We moved on from that and it was clear he totally loved being able to talk politics to someone who loved to talk politics, too. And from DC!

Every candidate he admired was a Democrat. And yet it just killed him that, he said, You can’t be a conservative on campus. If you say anything and people find out you’re a conservative they just totally go after you.

I agreed that we all have to be respectful of each other. Absolutely. My grandfather and uncle were Republican Senators, I said, and I quoted what Uncle Bob once told me about how the Republicans believe you should work hard, you should take care of your own, and the Democrats believe the government should help you do so. And they’re both right.

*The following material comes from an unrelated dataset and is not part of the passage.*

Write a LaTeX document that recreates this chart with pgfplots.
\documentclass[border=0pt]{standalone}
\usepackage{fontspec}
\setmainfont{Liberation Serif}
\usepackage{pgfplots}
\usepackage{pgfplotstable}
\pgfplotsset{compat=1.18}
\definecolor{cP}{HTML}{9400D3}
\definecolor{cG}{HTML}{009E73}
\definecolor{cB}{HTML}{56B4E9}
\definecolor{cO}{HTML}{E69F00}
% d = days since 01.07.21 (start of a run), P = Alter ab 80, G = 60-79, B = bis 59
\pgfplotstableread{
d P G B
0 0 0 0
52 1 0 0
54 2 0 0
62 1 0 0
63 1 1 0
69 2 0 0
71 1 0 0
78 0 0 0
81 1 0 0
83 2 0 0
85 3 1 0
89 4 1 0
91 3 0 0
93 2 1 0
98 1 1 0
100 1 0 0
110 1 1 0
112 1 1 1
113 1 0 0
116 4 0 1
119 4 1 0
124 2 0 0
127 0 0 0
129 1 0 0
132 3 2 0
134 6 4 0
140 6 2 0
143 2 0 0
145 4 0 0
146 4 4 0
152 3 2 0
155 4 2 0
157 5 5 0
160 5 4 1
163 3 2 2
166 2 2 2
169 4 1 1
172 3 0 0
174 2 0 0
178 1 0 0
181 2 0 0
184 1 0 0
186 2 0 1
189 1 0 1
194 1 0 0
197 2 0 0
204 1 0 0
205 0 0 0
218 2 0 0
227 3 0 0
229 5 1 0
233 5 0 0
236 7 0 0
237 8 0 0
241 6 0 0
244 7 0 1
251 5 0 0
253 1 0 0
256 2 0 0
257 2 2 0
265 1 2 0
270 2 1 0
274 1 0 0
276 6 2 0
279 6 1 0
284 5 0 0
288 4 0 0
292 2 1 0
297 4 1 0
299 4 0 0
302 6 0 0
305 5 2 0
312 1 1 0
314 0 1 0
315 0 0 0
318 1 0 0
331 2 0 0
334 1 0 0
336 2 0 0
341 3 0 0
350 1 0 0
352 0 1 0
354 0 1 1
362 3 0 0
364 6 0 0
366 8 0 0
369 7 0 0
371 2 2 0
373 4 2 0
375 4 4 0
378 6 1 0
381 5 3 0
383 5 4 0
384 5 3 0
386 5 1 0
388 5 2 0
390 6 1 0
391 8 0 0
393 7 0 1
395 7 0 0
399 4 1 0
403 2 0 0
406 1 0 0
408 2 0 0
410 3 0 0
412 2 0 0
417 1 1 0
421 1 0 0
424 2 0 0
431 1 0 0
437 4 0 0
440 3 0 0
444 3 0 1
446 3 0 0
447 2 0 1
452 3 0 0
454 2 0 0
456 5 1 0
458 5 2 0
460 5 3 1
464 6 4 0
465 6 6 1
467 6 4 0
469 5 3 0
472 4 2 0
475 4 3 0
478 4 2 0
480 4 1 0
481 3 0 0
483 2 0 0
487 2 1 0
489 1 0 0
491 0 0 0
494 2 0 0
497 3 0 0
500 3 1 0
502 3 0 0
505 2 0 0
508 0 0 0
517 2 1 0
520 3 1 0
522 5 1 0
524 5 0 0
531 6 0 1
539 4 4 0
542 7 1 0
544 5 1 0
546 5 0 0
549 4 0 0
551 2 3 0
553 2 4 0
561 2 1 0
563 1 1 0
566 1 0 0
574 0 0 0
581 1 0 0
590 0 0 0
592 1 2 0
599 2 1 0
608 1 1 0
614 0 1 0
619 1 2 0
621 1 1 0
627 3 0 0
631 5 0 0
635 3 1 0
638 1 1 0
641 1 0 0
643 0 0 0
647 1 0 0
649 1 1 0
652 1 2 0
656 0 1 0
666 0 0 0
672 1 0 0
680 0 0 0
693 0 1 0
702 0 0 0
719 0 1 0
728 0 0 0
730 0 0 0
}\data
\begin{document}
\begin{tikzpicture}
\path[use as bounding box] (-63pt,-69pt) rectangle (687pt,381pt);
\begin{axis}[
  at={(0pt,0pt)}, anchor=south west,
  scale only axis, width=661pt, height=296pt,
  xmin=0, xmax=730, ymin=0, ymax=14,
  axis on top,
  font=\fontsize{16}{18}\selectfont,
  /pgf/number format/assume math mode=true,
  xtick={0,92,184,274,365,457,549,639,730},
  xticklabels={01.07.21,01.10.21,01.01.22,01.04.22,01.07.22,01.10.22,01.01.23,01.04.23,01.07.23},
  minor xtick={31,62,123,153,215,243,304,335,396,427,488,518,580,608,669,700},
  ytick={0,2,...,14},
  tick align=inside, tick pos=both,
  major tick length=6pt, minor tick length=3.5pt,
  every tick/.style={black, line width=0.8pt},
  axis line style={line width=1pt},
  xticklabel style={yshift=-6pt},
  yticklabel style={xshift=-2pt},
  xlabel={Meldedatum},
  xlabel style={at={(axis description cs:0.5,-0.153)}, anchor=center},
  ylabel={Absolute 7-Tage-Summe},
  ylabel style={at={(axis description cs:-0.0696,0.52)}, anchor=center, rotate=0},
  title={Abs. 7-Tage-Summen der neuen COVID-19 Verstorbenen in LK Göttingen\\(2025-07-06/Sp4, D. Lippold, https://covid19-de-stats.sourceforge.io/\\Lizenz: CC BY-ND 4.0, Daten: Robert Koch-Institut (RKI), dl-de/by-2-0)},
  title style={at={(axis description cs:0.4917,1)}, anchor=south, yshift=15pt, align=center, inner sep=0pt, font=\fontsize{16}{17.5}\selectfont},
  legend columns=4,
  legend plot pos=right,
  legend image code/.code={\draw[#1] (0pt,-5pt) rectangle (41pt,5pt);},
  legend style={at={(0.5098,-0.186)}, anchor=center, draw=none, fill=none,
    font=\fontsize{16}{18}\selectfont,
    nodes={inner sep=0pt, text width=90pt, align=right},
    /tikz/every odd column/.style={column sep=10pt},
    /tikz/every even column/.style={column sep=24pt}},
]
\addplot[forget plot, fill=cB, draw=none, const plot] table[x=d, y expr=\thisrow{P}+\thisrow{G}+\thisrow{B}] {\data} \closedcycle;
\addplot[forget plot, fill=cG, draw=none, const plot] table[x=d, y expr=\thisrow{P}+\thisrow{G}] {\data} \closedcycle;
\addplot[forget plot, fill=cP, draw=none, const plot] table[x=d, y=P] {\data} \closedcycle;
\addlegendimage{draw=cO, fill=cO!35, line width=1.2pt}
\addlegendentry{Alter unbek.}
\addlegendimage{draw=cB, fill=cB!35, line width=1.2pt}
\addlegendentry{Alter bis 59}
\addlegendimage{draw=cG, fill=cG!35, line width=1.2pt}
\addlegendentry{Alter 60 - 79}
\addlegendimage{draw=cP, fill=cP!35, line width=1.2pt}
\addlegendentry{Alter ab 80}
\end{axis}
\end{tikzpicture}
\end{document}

The work of Congress is to come together and hammer out the differences between.

I had to add, But I cannot be respectful of some of what’s been done in conservatism’s name: separating children from their parents, caging them for seeking asylum–one of my friends got her law degree at Stanford and now works as an immigration lawyer at the border, trying to get the Feds to honor Federal law re asylum statutes. And they won’t. They don’t. She sees the effects day in day out and it’s very hard.

He agreed with me that none of that should be happening and that we need to do something.

His candidate had ideas and indeed, plans to DO things. To look at the problems and come up with solutions.

The mechanic came over to say the guy’s car was done, and the young man got up, more than a little reluctant to leave. But I knew he had a lot of other things on his mind, too.

He is defending his thesis tomorrow at Stanford.

“What’s your area?”

“Math,” he answered. I was proud of him. He’d worked his tail off to get to this point.

I sent that tall child of Asian immigrants off with, “Good luck on your thesis! I’m rooting for you!”

And that clearly made his day most of all.



Schroedinger’s afghan: done/not done
Wednesday January 01st 2020, 11:48 pm
Filed under: Food,Knitting a Gift

After a slower start than I wanted, it needed every spare moment for the past month. It made me make good use of my time, and it occasionally diverted me from other things and there was some internal second-guessing over whether I always got it right but I knew it was such a huge project and that that deadline was non-negotiable.

Plus the unshakeable feeling that her baby is going to come early. She’s due the end of this month.

For the last hour or so I’ve repeatedly found myself feeling that itch, that sense of hurry to get back to it.

Well, actually, I could: I’m still going to knit those matching end pieces and sew them on.

But for now I’ve earned the rest of my evening off and some time to simply marvel at how water plus lace stitches equals magic.

Do I admit to a bit of relief, too–that no matter what, there is now a blanket I could hand over. Having broken my hand three years ago while making one for Mathias makes me appreciate the uncertainty of being able to finish things when I want to.

So. The other part of today: while split pea soup was cooking away on the stove (dinner that doesn’t need much attention: good) I picked up the lavender afghan and the left end of the circs was caught in the fabric. I was paying more attention to trying to make sure the stitches didn’t fall off the other needle tip as I both picked the afghan up and started, with arms raising high, to swing that giant heavy mass of wool around to start a new row.

The left tip I was trying to uncatch but not paying much attention to flipped out and into my eye.

I had this moment of, You can’t do that! I had my glasses on! And usually I don’t these days when I’m knitting, I need to fill that new prescription. How did it do that?!

So yeah, if I show up at Fillory with a black eye my knitting needles attacked me.

I instantly thought of the woman across town years ago who tripped, fell and impaled herself on a straight metal needle and would not let the paramedics touch it. The ER doctor told her, good thing, because she’d impaled her heart and needed to go straight to surgery and oh by the way did you know you have breast cancer?

That is how she got diagnosed early enough. Her needle saved her life.

I got back at mine by finishing those last rows of the fifteenth repeat and casting off. For now.